Results v3

In this post, we will cover:

Recap
Results of the experiment
Improvements to be made

Recap

We trained using YOLO v10n (previous was v8n), using a dataset of 252 in-game images (same as previous test), as well as 33 real-life images. We gave it the following classes:

# Classes
names:
LSV
MRAP
Pickup_Truck
Civvie_Car
Misc

For in-game data,

Images of vehicles were taken in different places, though all were done in bright daylight.
Distances of vehicles from camera also varied.
Most were taken from a drone, so they were mostly top-down view.

For real-life data,

Images of vehicles taken in similar places (road-side), mostly in daylight.
Similar distance of vehicle from camera.
All taken at eye-level or waist-level.

Sample images of real-life data. | | | |-|-| | | | | | |

Results of the experiment

Recall that one of the main objectives is to run this model on real-life data.

We have a small dataset of images of Singapore’s military assets, mainly consiting of the Light Strike Vehicle Mark 2. Images were mostly taken with a front or side-profile, taken at street level.

(This was the same test dataset used in the previous tests.)

We only really expect it to detect the LSV, since Arma 3’s Qilin is based on Singapore’s Light Strike Vehicle Mark 2.

THERE ARE 3 PARTS TO THE ANALYSIS

Recap of using ONLY IN-GAME data (copy-paste of results v2).
Results of using ONLY REAL-LIFE data (to compare the effectiveness of adding in-game data)
Results of using mixed data (in-game + real life)

Results of ONLY IN-GAME data

Unfortunately, while it occasionally can detect the LSV, it is highly unreliable and even if it detects the LSV, it is with low confidence ratings.

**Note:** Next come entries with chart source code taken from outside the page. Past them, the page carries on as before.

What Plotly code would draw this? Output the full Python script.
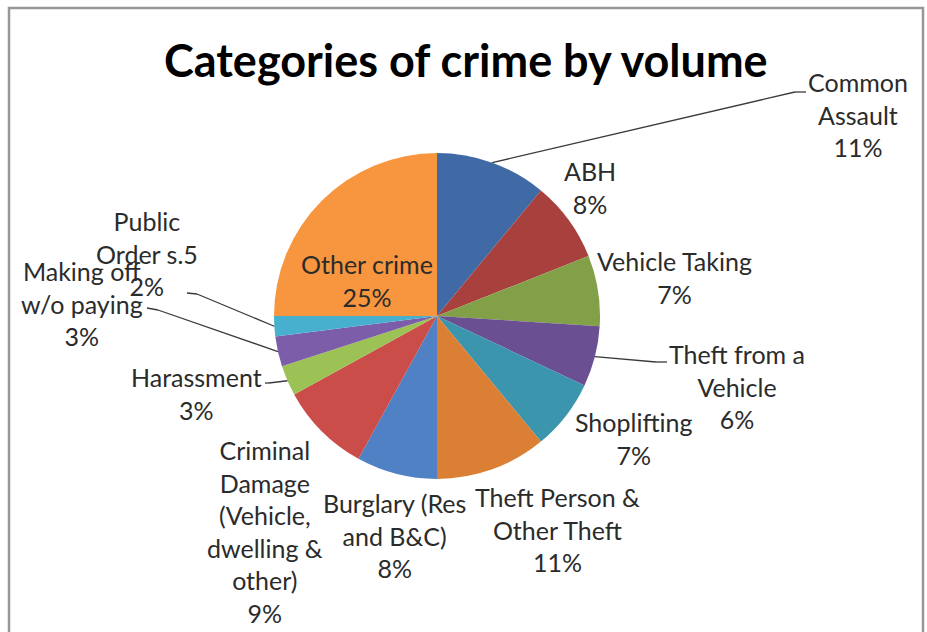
import math
import plotly.graph_objects as go

# Crime categories (share of total volume, %)
categories = [
    "Common Assault", "ABH", "Vehicle Taking", "Theft from a Vehicle",
    "Shoplifting", "Theft Person & Other Theft", "Burglary (Res and B&C)",
    "Criminal Damage (Vehicle, dwelling & other)", "Harassment",
    "Making off w/o paying", "Public Order s.5", "Other crime",
]
shares = [11, 8, 7, 6, 7, 11, 8, 9, 3, 3, 2, 25]

# How each category name is broken over lines in its label
label_lines = [
    ["Common", "Assault"], ["ABH"], ["Vehicle Taking"], ["Theft from a", "Vehicle"],
    ["Shoplifting"], ["Theft Person &", "Other Theft"], ["Burglary (Res", "and B&C)"],
    ["Criminal", "Damage", "(Vehicle,", "dwelling &", "other)"], ["Harassment"],
    ["Making off", "w/o paying"], ["Public", "Order s.5"], ["Other crime"],
]

colors = [
    "#3F6AA6", "#A8403D", "#82A047", "#6A4F92", "#3A95AD", "#DB7F35",
    "#4F81C4", "#CA4D49", "#9CC256", "#7C5DAA", "#48B0CF", "#F7963F",
]

W, H = 927, 632
CX, CY, R = 437, 316, 163  # pie centre and radius in pixels

# Label block centres (pixels) and optional leader-line elbows
label_pos = [
    (858, 115), (590, 187), (674, 277), (737, 386), (633, 438), (557, 529),
    (394, 535), (265, 531), (196, 393), (82, 303), (147, 254), (367, 281),
]
leaders = {
    0: [(795, 92), (806, 92)],
    3: [(656, 362), (667, 362)],
    8: [(269, 383), (265, 383)],
    9: [(158, 310), (147, 308)],
    10: [(197, 294), (187, 293)],
}


def px(x, y):
    return x / W, 1 - y / H


fig = go.Figure(go.Pie(
    labels=categories,
    values=shares,
    sort=False,
    direction="clockwise",
    rotation=0,
    marker=dict(colors=colors, line=dict(width=0)),
    textinfo="none",
    hoverinfo="label+percent",
    showlegend=False,
    domain=dict(x=[(CX - R) / W, (CX + R) / W],
                y=[(H - CY - R) / H, (H - CY + R) / H]),
))

font_family = "Lato, 'Open Sans', sans-serif"
total = sum(shares)
cum = 0
shapes = [dict(type="rect", xref="paper", yref="paper",
               x0=9 / W, x1=923 / W, y0=-0.05, y1=1 - 8 / H,
               line=dict(color="#979797", width=2.5), fillcolor="rgba(0,0,0,0)")]
annotations = []
for i, (name_lines, v) in enumerate(zip(label_lines, shares)):
    mid = math.radians((cum + v / 2) / total * 360)
    cum += v
    text = "<br>".join(name_lines + [f"{v}%"])
    lx, ly = px(*label_pos[i])
    annotations.append(dict(
        x=lx, y=ly, xref="paper", yref="paper", text=text, showarrow=False,
        xanchor="center", yanchor="middle", align="center",
        font=dict(family=font_family, size=25, color="#2b2b2b"),
    ))
    if i in leaders:
        ex, ey = CX + R * math.sin(mid), CY - R * math.cos(mid)
        pts = [(ex, ey)] + leaders[i]
        for (x0, y0), (x1, y1) in zip(pts[:-1], pts[1:]):
            a0, b0 = px(x0, y0)
            a1, b1 = px(x1, y1)
            shapes.append(dict(type="line", xref="paper", yref="paper",
                               x0=a0, y0=b0, x1=a1, y1=b1,
                               line=dict(color="#3a3a3a", width=1.3)))

annotations.append(dict(
    x=466 / W, y=1 - 60 / H, xref="paper", yref="paper",
    text="<b>Categories of crime by volume</b>", showarrow=False,
    xanchor="center", yanchor="middle",
    font=dict(family=font_family, size=45, color="#000000"),
))

fig.update_layout(
    width=W, height=H,
    margin=dict(l=0, r=0, t=0, b=0),
    paper_bgcolor="white", plot_bgcolor="white",
    shapes=shapes, annotations=annotations,
)

fig.write_html("out.html")
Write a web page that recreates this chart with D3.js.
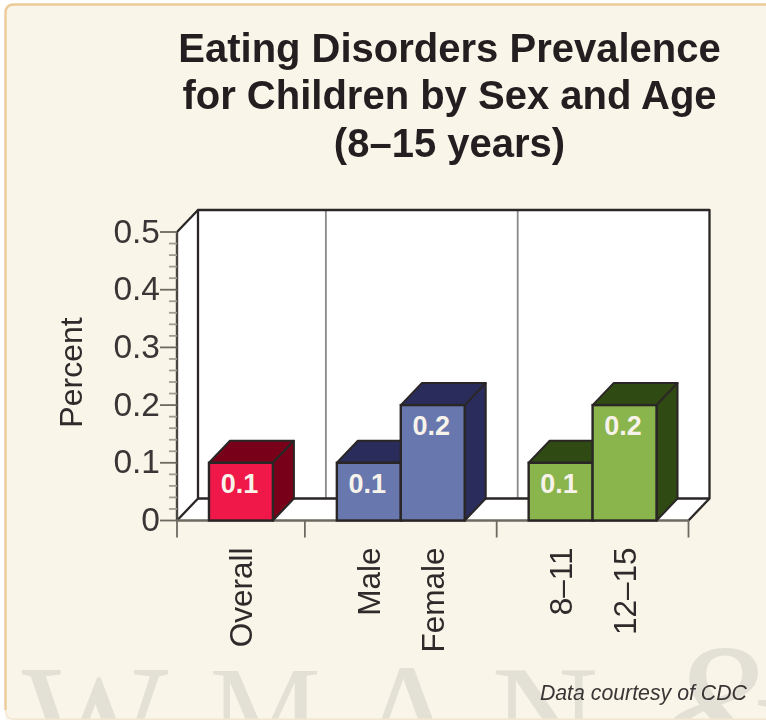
<!DOCTYPE html>
<html><head><meta charset="utf-8">
<script src="https://cdn.jsdelivr.net/npm/d3@7/dist/d3.min.js"></script>
<style>html,body{margin:0;padding:0;background:#fff}svg{display:block;filter:blur(0.6px)}text{font-family:"Liberation Sans",Arial,sans-serif}</style>
</head><body><svg id="c" width="766" height="720"></svg>
<script>
const titleLines = ["Eating Disorders Prevalence","for Children by Sex and Age","(8–15 years)"];
const groupNames = ["All","Sex","Age"];
const overallCats = ["Overall"];
const overallVals = [0.1];
const sexCats = ["Male","Female"];
const sexVals = [0.1,0.2];
const ageCats = ["8–11","12–15"];
const ageVals = [0.1,0.2];
const yTicks = [0,0.1,0.2,0.3,0.4,0.5];
const yLabels = ["0","0.1","0.2","0.3","0.4","0.5"];
const frontColors = ["#ef1848","#6878ae","#8ab44c"];
const sideColors = ["#780018","#2a2c5c","#304a14"];
const watermark = ["W","M","A","N","&"];
const groups = [
 {name:groupNames[0],cats:overallCats,vals:overallVals},
 {name:groupNames[1],cats:sexCats,vals:sexVals},
 {name:groupNames[2],cats:ageCats,vals:ageVals}];

const svg = d3.select("#c");
const ink = "#2a2626", axisGrey="#6e6a62";
const DX=21, DY=22;
const y = d3.scaleLinear().domain([0,0.5]).range([520.5,232]);
const totalSlots = d3.sum(groups,g=>g.cats.length+1);
const x = d3.scaleLinear().domain([0,totalSlots]).range([177,688.5]);

// panel
svg.append("path").attr("d","M5.5,719.5 V13 Q5.5,4.5 14,4.5 H800 V719.5 Z").attr("fill","#f9f5e9");

const wmCentre = d3.scaleOrdinal().domain(watermark).range([95,265,408,545,728]);
const wmSize = d3.scaleOrdinal().domain(watermark).range([155,125,150,148,190]);
const wmTop = d3.scaleOrdinal().domain(watermark).range([670,670,668,670,650]);
svg.append("g").selectAll("text").data(watermark).join("text")
  .attr("x",d=>wmCentre(d)).attr("y",d=>wmTop(d)+0.66*wmSize(d)).attr("text-anchor","middle")
  .attr("font-size",d=>wmSize(d))
  .attr("font-style",d=>d==="&"?"italic":"normal")
  .style("font-family","'Liberation Serif',serif").attr("fill","#e3e0d6").text(d=>d);

svg.append("path").attr("d","M5.5,710 V13 Q5.5,4.5 14,4.5 H800").attr("fill","none").attr("stroke","#eccb98").attr("stroke-width",2.4);
svg.append("path").attr("d","M5.5,710 Q5.5,719 14,719.2 H800").attr("fill","none").attr("stroke","#f3e6cf").attr("stroke-width",1.4);

svg.append("g").selectAll("text").data(titleLines).join("text")
  .attr("x",449.5).attr("y",(d,i)=>61.5+i*47.5).attr("text-anchor","middle")
  .attr("font-size",40).attr("font-weight","bold").attr("fill","#231f20").text(d=>d);

// walls and floor
const x0=x(0),x1=x(totalSlots),yb=y(0),yt=y(0.5);
const pts=a=>a.map(p=>p.join(",")).join(" ");
svg.append("polygon").attr("points",pts([[x0,yb],[x0+DX,yb-DY],[x1+DX,yb-DY],[x1,yb]])).attr("fill","#fff");
svg.append("polygon").attr("points",pts([[x0,yb],[x0,yt],[x0+DX,yt-DY],[x0+DX,yb-DY]])).attr("fill","#fff");
svg.append("rect").attr("x",x0+DX).attr("y",yt-DY).attr("width",x1-x0).attr("height",yb-yt).attr("fill","#fff");

// group separators on back wall
let pos=0; const seps=[0];
groups.forEach(g=>{pos+=g.cats.length+1;seps.push(pos)});
svg.append("g").selectAll("line").data(seps.slice(1,-1)).join("line")
  .attr("x1",d=>x(d)+DX).attr("x2",d=>x(d)+DX).attr("y1",yt-DY).attr("y2",yb-DY)
  .attr("stroke","#8a8a88").attr("stroke-width",1.8);

// wall/floor outlines
const stroke=(a,c=ink,w=2.3)=>svg.append("polyline").attr("points",pts(a)).attr("fill","none").attr("stroke",c).attr("stroke-width",w).attr("stroke-linejoin","round");
stroke([[x0+DX,yb-DY],[x0+DX,yt-DY],[x1+DX,yt-DY],[x1+DX,yb-DY],[x0+DX,yb-DY]]);
stroke([[x0,yt],[x0+DX,yt-DY]]);
stroke([[x0,yb],[x0+DX,yb-DY]]);
stroke([[x1,yb],[x1+DX,yb-DY]]);
stroke([[x0,yb],[x0,yt]],"#4a4642",2.4);

// minor ticks
const minor=d3.range(0,50,2).map(i=>i/100).filter(v=>Math.round(v*100)%10!==0);
svg.append("g").selectAll("line").data(minor).join("line")
  .attr("x1",x0-8).attr("x2",x0).attr("y1",d=>y(d)).attr("y2",d=>y(d)).attr("stroke","#a09c90").attr("stroke-width",1.8);
svg.append("g").selectAll("line").data(yTicks).join("line")
  .attr("x1",x0-17).attr("x2",x0).attr("y1",d=>y(d)).attr("y2",d=>y(d)).attr("stroke",axisGrey).attr("stroke-width",1.8);
svg.append("g").selectAll("text").data(yTicks).join("text")
  .attr("x",x0-17).attr("y",d=>y(d)+10.5).attr("text-anchor","end").attr("font-size",33.5).attr("fill","#3a3636")
  .text((d,i)=>yLabels[i]);
svg.append("text").attr("transform","translate(82,372.5) rotate(-90)").attr("text-anchor","middle")
  .attr("font-size",32).attr("fill","#2f2b2b").text("Percent");

// baseline & group ticks
svg.append("line").attr("x1",x0).attr("x2",x1).attr("y1",yb).attr("y2",yb).attr("stroke",axisGrey).attr("stroke-width",2.4);
svg.append("g").selectAll("line").data(seps).join("line")
  .attr("x1",d=>x(d)).attr("x2",d=>x(d)).attr("y1",yb).attr("y2",yb+17).attr("stroke",axisGrey).attr("stroke-width",1.8);

// bars
groups.forEach((g,gi)=>{
  const start=seps[gi]+0.5;
  const items=g.cats.map((c,i)=>({c,v:g.vals[i],s:start+i}));
  const bar=svg.append("g").selectAll("g").data(items).join("g");
  bar.each(function(d){
    const s=d3.select(this),a=x(d.s),b=x(d.s+1),t=y(d.v);
    s.append("polygon").attr("points",pts([[a,t],[a+DX,t-DY],[b+DX,t-DY],[b,t]]))
      .attr("fill",sideColors[gi]).attr("stroke",ink).attr("stroke-width",2).attr("stroke-linejoin","round");
    s.append("polygon").attr("points",pts([[b,t],[b+DX,t-DY],[b+DX,yb-DY],[b,yb]]))
      .attr("fill",sideColors[gi]).attr("stroke",ink).attr("stroke-width",2).attr("stroke-linejoin","round");
  });
  bar.each(function(d){
    const s=d3.select(this),a=x(d.s),b=x(d.s+1),t=y(d.v);
    s.append("rect").attr("x",a).attr("y",t).attr("width",b-a).attr("height",yb-t)
      .attr("fill",frontColors[gi]).attr("stroke",ink).attr("stroke-width",2.4);
    s.append("text").attr("x",(a+b)/2-1.5).attr("y",t+30).attr("text-anchor","middle")
      .attr("font-size",27).attr("font-weight","bold").attr("fill","#f7f3ea").text(d.v.toFixed(1));
  });
  svg.append("g").selectAll("text").data(items).join("text")
    .attr("transform",d=>`translate(${x(d.s+0.5)+11},${yb+27}) rotate(-90)`)
    .attr("text-anchor","end").attr("font-size",31.5).attr("fill","#2f2b2b").text(d=>d.c);
});

svg.append("text").attr("x",747).attr("y",700).attr("text-anchor","end")
  .attr("font-size",21.3).attr("font-style","italic").attr("fill","#3a3636").text("Data courtesy of CDC");
</script></body></html>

Furthermore, there are multiple instances where background objects are mistakenly being detected.

Results of ONLY REAL-LIFE data

The model was only trained with the 33 real-life images. Only classes of LSV were labelled in the data.

The resulting model was tested on the same test set as the rest of the comparison.

Though there were some outliers which had high confidence rating when correctly detecting the LSV, there were many more with a low confidence score or no detections at all.

Results of mixed data

This performed better than solely using in-game data, with significantly higher confidence scores as well as less false-negatives.

Improvements to be made

More diverse training data

The training data, especially for the real-life images, is really limited. It is difficult to get images of the subject under different lighting conditions and different angles.

More diverse class range

Currently, we only have a very limited set of classes. To make the model more useful, we need to increase the amount of classes the model can detect. However, this comes at a cost of gathering more data.